What is expected:
Which lines contain the word "React"? Return each of them as written.

Source excerpt:
%%

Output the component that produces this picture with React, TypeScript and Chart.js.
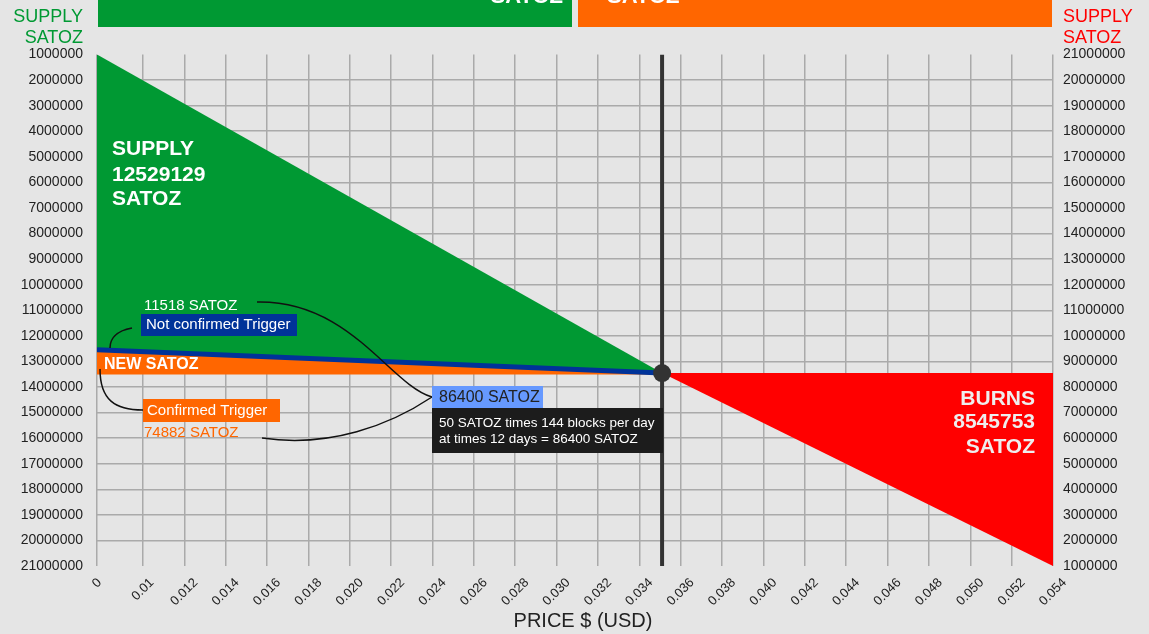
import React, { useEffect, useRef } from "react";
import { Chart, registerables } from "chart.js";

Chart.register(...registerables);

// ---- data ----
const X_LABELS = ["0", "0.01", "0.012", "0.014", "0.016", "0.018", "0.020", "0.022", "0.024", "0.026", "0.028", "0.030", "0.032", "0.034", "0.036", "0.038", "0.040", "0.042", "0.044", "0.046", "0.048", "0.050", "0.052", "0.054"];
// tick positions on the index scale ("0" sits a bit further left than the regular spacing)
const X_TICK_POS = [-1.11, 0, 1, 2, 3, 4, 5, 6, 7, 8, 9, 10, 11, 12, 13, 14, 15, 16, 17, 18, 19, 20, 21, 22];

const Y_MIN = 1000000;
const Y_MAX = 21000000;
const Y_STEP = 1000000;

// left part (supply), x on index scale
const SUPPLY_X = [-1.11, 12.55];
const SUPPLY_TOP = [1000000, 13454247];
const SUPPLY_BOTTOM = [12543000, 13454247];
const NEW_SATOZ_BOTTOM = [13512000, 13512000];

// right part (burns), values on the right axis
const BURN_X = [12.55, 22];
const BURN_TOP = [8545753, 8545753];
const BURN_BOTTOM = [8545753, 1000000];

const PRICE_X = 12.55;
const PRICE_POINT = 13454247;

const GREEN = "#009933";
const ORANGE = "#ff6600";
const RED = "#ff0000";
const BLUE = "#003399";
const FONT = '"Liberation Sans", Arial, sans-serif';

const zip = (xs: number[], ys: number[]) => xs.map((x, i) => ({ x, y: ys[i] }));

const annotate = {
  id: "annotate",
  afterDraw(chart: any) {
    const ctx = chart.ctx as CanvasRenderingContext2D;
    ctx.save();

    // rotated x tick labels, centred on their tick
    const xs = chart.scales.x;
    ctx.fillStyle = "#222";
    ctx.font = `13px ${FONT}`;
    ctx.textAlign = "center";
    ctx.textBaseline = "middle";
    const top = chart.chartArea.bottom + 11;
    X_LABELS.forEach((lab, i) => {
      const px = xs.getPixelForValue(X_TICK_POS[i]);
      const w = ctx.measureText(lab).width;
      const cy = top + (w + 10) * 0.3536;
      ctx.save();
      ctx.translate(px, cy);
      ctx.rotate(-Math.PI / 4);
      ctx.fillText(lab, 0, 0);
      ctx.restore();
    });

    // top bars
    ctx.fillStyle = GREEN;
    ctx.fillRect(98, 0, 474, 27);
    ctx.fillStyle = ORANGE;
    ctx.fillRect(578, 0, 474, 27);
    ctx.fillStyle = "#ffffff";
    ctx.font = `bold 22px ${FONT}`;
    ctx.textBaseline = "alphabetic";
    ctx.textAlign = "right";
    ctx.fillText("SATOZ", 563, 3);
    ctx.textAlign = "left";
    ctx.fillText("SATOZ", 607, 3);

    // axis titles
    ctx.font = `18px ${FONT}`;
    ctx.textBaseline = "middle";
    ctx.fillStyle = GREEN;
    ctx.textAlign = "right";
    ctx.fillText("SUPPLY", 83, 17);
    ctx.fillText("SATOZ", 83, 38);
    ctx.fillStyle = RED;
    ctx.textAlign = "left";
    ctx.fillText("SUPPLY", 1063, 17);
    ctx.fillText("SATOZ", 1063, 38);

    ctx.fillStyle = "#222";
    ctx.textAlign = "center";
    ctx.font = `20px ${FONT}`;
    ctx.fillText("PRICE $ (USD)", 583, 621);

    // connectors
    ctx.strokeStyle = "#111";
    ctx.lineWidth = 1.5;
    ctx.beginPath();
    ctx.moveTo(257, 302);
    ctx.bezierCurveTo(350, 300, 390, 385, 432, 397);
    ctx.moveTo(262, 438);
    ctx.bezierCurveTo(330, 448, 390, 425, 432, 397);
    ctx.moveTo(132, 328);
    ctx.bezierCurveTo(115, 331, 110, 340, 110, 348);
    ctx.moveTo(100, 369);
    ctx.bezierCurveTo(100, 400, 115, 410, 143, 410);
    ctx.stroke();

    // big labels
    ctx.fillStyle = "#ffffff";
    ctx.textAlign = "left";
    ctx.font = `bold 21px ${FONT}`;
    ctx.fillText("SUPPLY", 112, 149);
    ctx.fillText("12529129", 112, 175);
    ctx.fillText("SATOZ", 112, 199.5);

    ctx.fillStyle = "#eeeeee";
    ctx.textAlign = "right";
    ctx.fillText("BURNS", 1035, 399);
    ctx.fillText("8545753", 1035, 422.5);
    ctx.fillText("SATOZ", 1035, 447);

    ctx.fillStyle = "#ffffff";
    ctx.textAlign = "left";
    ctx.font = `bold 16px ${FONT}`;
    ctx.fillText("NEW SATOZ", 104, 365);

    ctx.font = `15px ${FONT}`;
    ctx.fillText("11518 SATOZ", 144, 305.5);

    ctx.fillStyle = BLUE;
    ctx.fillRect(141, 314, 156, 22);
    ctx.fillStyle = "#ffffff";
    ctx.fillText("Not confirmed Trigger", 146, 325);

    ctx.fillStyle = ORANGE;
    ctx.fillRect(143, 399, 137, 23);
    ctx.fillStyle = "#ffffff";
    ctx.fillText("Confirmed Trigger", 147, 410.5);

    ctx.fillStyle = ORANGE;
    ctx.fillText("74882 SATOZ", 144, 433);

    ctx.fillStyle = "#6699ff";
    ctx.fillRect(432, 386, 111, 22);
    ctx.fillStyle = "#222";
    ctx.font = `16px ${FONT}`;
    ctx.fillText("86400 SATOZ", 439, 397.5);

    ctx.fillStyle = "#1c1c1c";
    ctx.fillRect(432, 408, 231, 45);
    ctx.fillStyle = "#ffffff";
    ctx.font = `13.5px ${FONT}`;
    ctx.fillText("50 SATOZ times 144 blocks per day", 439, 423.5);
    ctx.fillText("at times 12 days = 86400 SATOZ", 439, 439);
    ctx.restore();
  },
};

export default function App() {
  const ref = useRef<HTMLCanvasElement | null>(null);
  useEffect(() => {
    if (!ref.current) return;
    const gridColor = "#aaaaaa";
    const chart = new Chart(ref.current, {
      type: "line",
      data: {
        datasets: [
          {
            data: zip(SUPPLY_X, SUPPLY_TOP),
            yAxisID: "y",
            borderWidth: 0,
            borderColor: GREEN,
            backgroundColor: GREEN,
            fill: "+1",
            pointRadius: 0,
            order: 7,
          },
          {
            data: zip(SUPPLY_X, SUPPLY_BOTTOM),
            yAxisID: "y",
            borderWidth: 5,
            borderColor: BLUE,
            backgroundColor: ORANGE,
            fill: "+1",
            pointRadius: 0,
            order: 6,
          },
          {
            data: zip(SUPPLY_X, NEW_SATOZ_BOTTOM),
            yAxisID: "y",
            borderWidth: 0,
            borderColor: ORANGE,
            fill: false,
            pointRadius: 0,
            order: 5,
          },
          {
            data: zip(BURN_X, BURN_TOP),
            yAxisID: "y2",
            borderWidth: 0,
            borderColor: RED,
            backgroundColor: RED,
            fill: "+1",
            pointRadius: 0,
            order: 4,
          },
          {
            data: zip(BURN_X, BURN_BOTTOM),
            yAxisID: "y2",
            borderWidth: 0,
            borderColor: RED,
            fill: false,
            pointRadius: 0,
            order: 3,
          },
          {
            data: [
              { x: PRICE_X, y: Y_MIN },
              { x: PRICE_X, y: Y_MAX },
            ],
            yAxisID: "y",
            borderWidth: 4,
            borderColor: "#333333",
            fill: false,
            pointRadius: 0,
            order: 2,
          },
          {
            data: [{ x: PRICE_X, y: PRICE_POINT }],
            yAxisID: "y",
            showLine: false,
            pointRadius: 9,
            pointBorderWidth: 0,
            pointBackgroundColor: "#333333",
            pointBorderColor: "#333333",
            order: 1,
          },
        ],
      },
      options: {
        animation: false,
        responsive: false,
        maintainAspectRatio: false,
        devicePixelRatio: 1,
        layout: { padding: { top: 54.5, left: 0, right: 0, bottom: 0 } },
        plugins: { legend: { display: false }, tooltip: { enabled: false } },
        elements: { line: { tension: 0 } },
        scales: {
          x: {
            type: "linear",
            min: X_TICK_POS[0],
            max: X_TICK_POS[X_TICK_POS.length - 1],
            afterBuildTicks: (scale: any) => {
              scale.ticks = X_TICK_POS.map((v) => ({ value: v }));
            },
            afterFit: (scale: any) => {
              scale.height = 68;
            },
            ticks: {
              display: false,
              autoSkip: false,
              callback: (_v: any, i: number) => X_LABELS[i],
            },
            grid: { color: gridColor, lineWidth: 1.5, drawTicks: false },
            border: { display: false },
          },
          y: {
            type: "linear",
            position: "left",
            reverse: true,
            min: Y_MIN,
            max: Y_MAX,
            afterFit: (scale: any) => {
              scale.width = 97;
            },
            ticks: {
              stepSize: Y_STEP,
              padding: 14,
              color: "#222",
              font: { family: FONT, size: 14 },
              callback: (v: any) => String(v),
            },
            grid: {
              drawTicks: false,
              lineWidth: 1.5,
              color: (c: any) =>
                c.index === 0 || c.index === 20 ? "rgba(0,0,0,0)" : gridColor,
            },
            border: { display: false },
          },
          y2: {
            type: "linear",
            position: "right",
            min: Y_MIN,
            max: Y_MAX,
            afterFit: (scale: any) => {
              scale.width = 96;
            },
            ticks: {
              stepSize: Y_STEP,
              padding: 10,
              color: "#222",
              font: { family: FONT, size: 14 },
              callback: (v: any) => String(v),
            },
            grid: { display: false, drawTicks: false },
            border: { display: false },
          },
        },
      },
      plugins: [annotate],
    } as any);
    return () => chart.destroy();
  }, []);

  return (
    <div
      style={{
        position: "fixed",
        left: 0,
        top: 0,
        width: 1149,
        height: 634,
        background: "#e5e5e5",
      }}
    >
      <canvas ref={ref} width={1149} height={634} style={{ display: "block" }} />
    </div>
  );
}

%%

Completed exercise:
Output the component that produces this picture with React, TypeScript and Chart.js.
import React, { useEffect, useRef } from "react";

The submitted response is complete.